Market access and distribution. International asset managers seeking exposure to GCC institutional capital increasingly require in-market presence in Riyadh. This replicates patterns observed historically in Shanghai, Singapore, and Dubai. Allocators from The World's Largest Pension Funds contemplating co-investment opportunities, regional private equity platforms, or infrastructure partnerships in the GCC now encounter decision-making authority physically concentrated in Riyadh rather than distributed across London, New York, and Abu Dhabi.

Alternative capital flows. PIF's expansion into private equity, venture capital, and infrastructure represents a meaningful new source of long-term capital for managers structured around these strategies. The Saudi-led Public Investment Fund has committed capital to Vision Ventures, a regional venture vehicle, and has undertaken substantial infrastructure allocations, including the Sudair Industrial Valley development. This capital competes directly with allocations from traditional endowments and pension systems; see The Endowment Model (Yale Model), Explained for comparative framework.

Governance and transparency questions. Riyadh's emergence as a capital center raises ongoing institutional governance questions. Unlike Canada's CPPIB or Australia's Superannuation funds, which operate under transparent legislative mandates and public reporting standards, Saudi institutional governance remains more centralized and less publicly disclosed. International limited partners and co-investors must manage informational asymmetries and governance structures that differ materially from Anglo-American institutional norms.

Real assets and infrastructure. GCC Investment Strategy: How the Gulf's Sovereign Funds Are Deploying Capital highlights the region's structural allocation toward real assets. Riyadh's institutional consolidation amplifies this trend. PIF's investments in NEOM, the Giga Factory (battery manufacturing), and regional logistics networks represent substantial commitment to long-dated infrastructure. Allocators evaluating infrastructure opportunities in the Middle East encounter PIF as a material co-investor and market participant.

Technology and data infrastructure. Emerging allocations toward data center and technology infrastructure in Riyadh and broader Saudi Arabia also merit attention; see AI Data Center Investing for Institutional Allocators for context on this growing institutional capital category. PIF and regional funds have begun exploring technology infrastructure investments, though this remains an emerging allocation class within the region's institutional portfolio.

Implications for long-term allocators

Riyadh's consolidation as a capital center reflects durable structural trends—demographic scale, hydrocarbon wealth, and explicit policy architecture—rather than cyclical finance cycles. For institutional allocators, this implies:

Operational planning. Allocators with meaningful GCC exposure should evaluate whether existing market access strategies adequately account for Riyadh's role as the primary decision-making center. Regional partnerships, co-investments, and fund placement strategies should reflect this geography.

Capital competition. PIF's scale and mandate to deploy capital domestically and regionally mean that traditional sources of long-term institutional capital now face new competitors in infrastructure, private equity, and technology sectors.

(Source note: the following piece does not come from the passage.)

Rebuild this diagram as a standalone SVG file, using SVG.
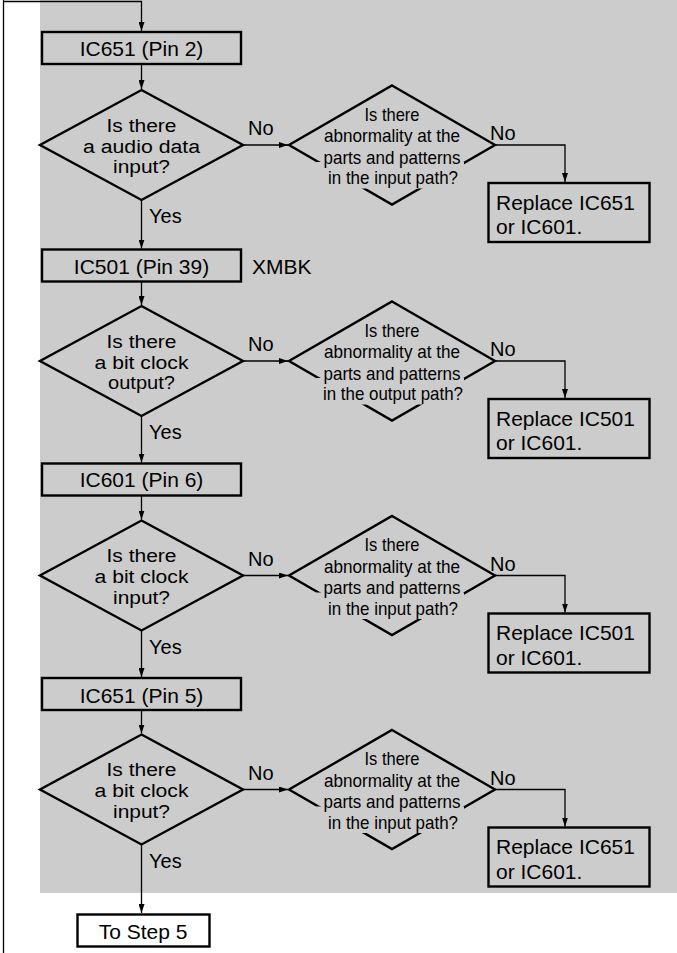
<svg xmlns="http://www.w3.org/2000/svg" width="677" height="953" viewBox="0 0 677 953">
<defs>
<style>
.box{fill:#cccccc;stroke:#000;stroke-width:2.4}
.dia{fill:#cccccc;stroke:#000;stroke-width:2.4;stroke-linejoin:miter}
.ln{fill:none;stroke:#000;stroke-width:1.3}
.cov{fill:#cccccc;stroke:none}
text{font-family:"Liberation Sans",Arial,Helvetica,sans-serif;fill:#000}
.t21{font-size:21px}
.tc{font-size:21px;text-anchor:middle}
.td{font-size:18px;text-anchor:middle}
.ts{font-size:18.5px;text-anchor:middle}
.lbl{font-size:20px}
</style>
<marker id="ah" markerWidth="10" markerHeight="6" refX="9" refY="3" orient="auto" markerUnits="userSpaceOnUse"><path d="M0,0 L9,3 L0,6 z" fill="#000"/></marker>
</defs>
<rect x="0" y="0" width="677" height="953" fill="#fff"/>
<rect x="40" y="0" width="637" height="893" fill="#cccccc"/>

<g id="connectors">
<path class="ln" d="M3.5,0 V953"/>
<path class="ln" d="M3.5,1.5 H141.5 V31" marker-end="url(#ah)"/>
<path class="ln" d="M141.5,64 V89" marker-end="url(#ah)"/>
<path class="ln" d="M141.5,200 V248.5" marker-end="url(#ah)"/>
<path class="ln" d="M141.5,281.5 V305" marker-end="url(#ah)"/>
<path class="ln" d="M141.5,416 V462.5" marker-end="url(#ah)"/>
<path class="ln" d="M141.5,495.5 V519.5" marker-end="url(#ah)"/>
<path class="ln" d="M141.5,630.5 V677" marker-end="url(#ah)"/>
<path class="ln" d="M141.5,710 V733.5" marker-end="url(#ah)"/>
<path class="ln" d="M141.5,844.5 V913" marker-end="url(#ah)"/>
<path class="ln" d="M243,145 H288" marker-end="url(#ah)"/>
<path class="ln" d="M243,361 H288" marker-end="url(#ah)"/>
<path class="ln" d="M243,575.5 H288" marker-end="url(#ah)"/>
<path class="ln" d="M243,789.5 H288" marker-end="url(#ah)"/>
<path class="ln" d="M495,145 H565 V182" marker-end="url(#ah)"/>
<path class="ln" d="M495,361 H565 V398" marker-end="url(#ah)"/>
<path class="ln" d="M495,575.5 H565 V612.5" marker-end="url(#ah)"/>
<path class="ln" d="M495,789.5 H565 V826.5" marker-end="url(#ah)"/>
<text class="lbl" x="248" y="135">No</text>
<text class="lbl" x="490" y="140">No</text>
<text class="lbl" x="149" y="223">Yes</text>
<text class="lbl" x="248" y="351">No</text>
<text class="lbl" x="490" y="356">No</text>
<text class="lbl" x="149" y="439">Yes</text>
<text class="lbl" x="248" y="565.5">No</text>
<text class="lbl" x="490" y="570.5">No</text>
<text class="lbl" x="149" y="653.5">Yes</text>
<text class="lbl" x="248" y="779.5">No</text>
<text class="lbl" x="490" y="784.5">No</text>
<text class="lbl" x="149" y="867.5">Yes</text>
</g>

<g id="box1">
<rect class="box" x="42" y="32" width="199" height="32"/>
<text class="tc" x="141.5" y="55.5">IC651 (Pin 2)</text>
</g>
<g id="dec1">
<polygon class="dia" points="141.5,90 243,145 141.5,200 40,145"/>
<text class="td" x="141.5" y="131.5" textLength="70" lengthAdjust="spacingAndGlyphs">Is there</text>
<text class="td" x="141.5" y="152.5" textLength="117" lengthAdjust="spacingAndGlyphs">a audio data</text>
<text class="td" x="141.5" y="173" textLength="57" lengthAdjust="spacingAndGlyphs">input?</text>
</g>
<g id="chk1">
<polygon class="dia" points="392,85.5 495,145 392,204.5 289,145"/>
<rect class="cov" x="316" y="162" width="148" height="26.5"/>
<text class="ts" x="392" y="120.5" textLength="55" lengthAdjust="spacingAndGlyphs">Is there</text>
<text class="ts" x="392" y="142" textLength="136" lengthAdjust="spacingAndGlyphs">abnormality at the</text>
<text class="ts" x="392" y="163.5" textLength="137" lengthAdjust="spacingAndGlyphs">parts and patterns</text>
<text class="ts" x="393" y="184" textLength="130" lengthAdjust="spacingAndGlyphs">in the input path?</text>
</g>
<g id="rep1">
<rect class="box" x="488.5" y="183" width="161" height="59"/>
<text class="t21" x="496" y="209.5">Replace IC651</text>
<text class="t21" x="496" y="234">or IC601.</text>
</g>

<g id="box2">
<rect class="box" x="42" y="249.5" width="199" height="32"/>
<text class="tc" x="141.5" y="273.5">IC501 (Pin 39)</text>
<text class="t21" x="252" y="273.5">XMBK</text>
</g>
<g id="dec2">
<polygon class="dia" points="141.5,306 243,361 141.5,416 40,361"/>
<text class="td" x="141.5" y="347.5" textLength="70" lengthAdjust="spacingAndGlyphs">Is there</text>
<text class="td" x="141.5" y="368.5" textLength="94" lengthAdjust="spacingAndGlyphs">a bit clock</text>
<text class="td" x="141.5" y="389" textLength="67" lengthAdjust="spacingAndGlyphs">output?</text>
</g>
<g id="chk2">
<polygon class="dia" points="392,301.5 495,361 392,420.5 289,361"/>
<rect class="cov" x="316" y="378" width="148" height="26.5"/>
<text class="ts" x="392" y="336.5" textLength="55" lengthAdjust="spacingAndGlyphs">Is there</text>
<text class="ts" x="392" y="358" textLength="136" lengthAdjust="spacingAndGlyphs">abnormality at the</text>
<text class="ts" x="392" y="379.5" textLength="137" lengthAdjust="spacingAndGlyphs">parts and patterns</text>
<text class="ts" x="393" y="400" textLength="140" lengthAdjust="spacingAndGlyphs">in the output path?</text>
</g>
<g id="rep2">
<rect class="box" x="488.5" y="399" width="161" height="59"/>
<text class="t21" x="496" y="425.5">Replace IC501</text>
<text class="t21" x="496" y="450">or IC601.</text>
</g>

<g id="box3">
<rect class="box" x="42" y="463.5" width="199" height="32"/>
<text class="tc" x="141.5" y="487">IC601 (Pin 6)</text>
</g>
<g id="dec3">
<polygon class="dia" points="141.5,520.5 243,575.5 141.5,630.5 40,575.5"/>
<text class="td" x="141.5" y="562" textLength="70" lengthAdjust="spacingAndGlyphs">Is there</text>
<text class="td" x="141.5" y="583" textLength="94" lengthAdjust="spacingAndGlyphs">a bit clock</text>
<text class="td" x="141.5" y="603.5" textLength="57" lengthAdjust="spacingAndGlyphs">input?</text>
</g>
<g id="chk3">
<polygon class="dia" points="392,516 495,575.5 392,635 289,575.5"/>
<rect class="cov" x="316" y="592.5" width="148" height="26.5"/>
<text class="ts" x="392" y="551" textLength="55" lengthAdjust="spacingAndGlyphs">Is there</text>
<text class="ts" x="392" y="572.5" textLength="136" lengthAdjust="spacingAndGlyphs">abnormality at the</text>
<text class="ts" x="392" y="594" textLength="137" lengthAdjust="spacingAndGlyphs">parts and patterns</text>
<text class="ts" x="393" y="614.5" textLength="130" lengthAdjust="spacingAndGlyphs">in the input path?</text>
</g>
<g id="rep3">
<rect class="box" x="488.5" y="613.5" width="161" height="59"/>
<text class="t21" x="496" y="640">Replace IC501</text>
<text class="t21" x="496" y="664.5">or IC601.</text>
</g>

<g id="box4">
<rect class="box" x="42" y="678" width="199" height="32"/>
<text class="tc" x="141.5" y="702.5">IC651 (Pin 5)</text>
</g>
<g id="dec4">
<polygon class="dia" points="141.5,734.5 243,789.5 141.5,844.5 40,789.5"/>
<text class="td" x="141.5" y="776" textLength="70" lengthAdjust="spacingAndGlyphs">Is there</text>
<text class="td" x="141.5" y="797" textLength="94" lengthAdjust="spacingAndGlyphs">a bit clock</text>
<text class="td" x="141.5" y="817.5" textLength="57" lengthAdjust="spacingAndGlyphs">input?</text>
</g>
<g id="chk4">
<polygon class="dia" points="392,730 495,789.5 392,849 289,789.5"/>
<rect class="cov" x="316" y="806.5" width="148" height="26.5"/>
<text class="ts" x="392" y="765" textLength="55" lengthAdjust="spacingAndGlyphs">Is there</text>
<text class="ts" x="392" y="786.5" textLength="136" lengthAdjust="spacingAndGlyphs">abnormality at the</text>
<text class="ts" x="392" y="808" textLength="137" lengthAdjust="spacingAndGlyphs">parts and patterns</text>
<text class="ts" x="393" y="828.5" textLength="130" lengthAdjust="spacingAndGlyphs">in the input path?</text>
</g>
<g id="rep4">
<rect class="box" x="488.5" y="827.5" width="161" height="59"/>
<text class="t21" x="496" y="854">Replace IC651</text>
<text class="t21" x="496" y="878.5">or IC601.</text>
</g>

<g id="end">
<rect class="box" x="77.5" y="914.5" width="132" height="32" style="fill:#fff"/>
<text class="tc" x="143" y="938.5">To Step 5</text>
</g>
</svg>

Pricing and deal structure reflect this competition.

Policy sensitivity. Capital allocation in Riyadh remains more tightly correlated with state policy objectives than in mature Western institutional systems. Allocators must incorporate Vision 2030 implementation dynamics and oil price sensitivity into risk frameworks.

Riyadh is not displacing New York or London as a global capital center, but it has consolidated into a primary decision-making hub for a material pool of long-term capital with real implications for how international investors access Gulf opportunities and how regional capital is deployed globally.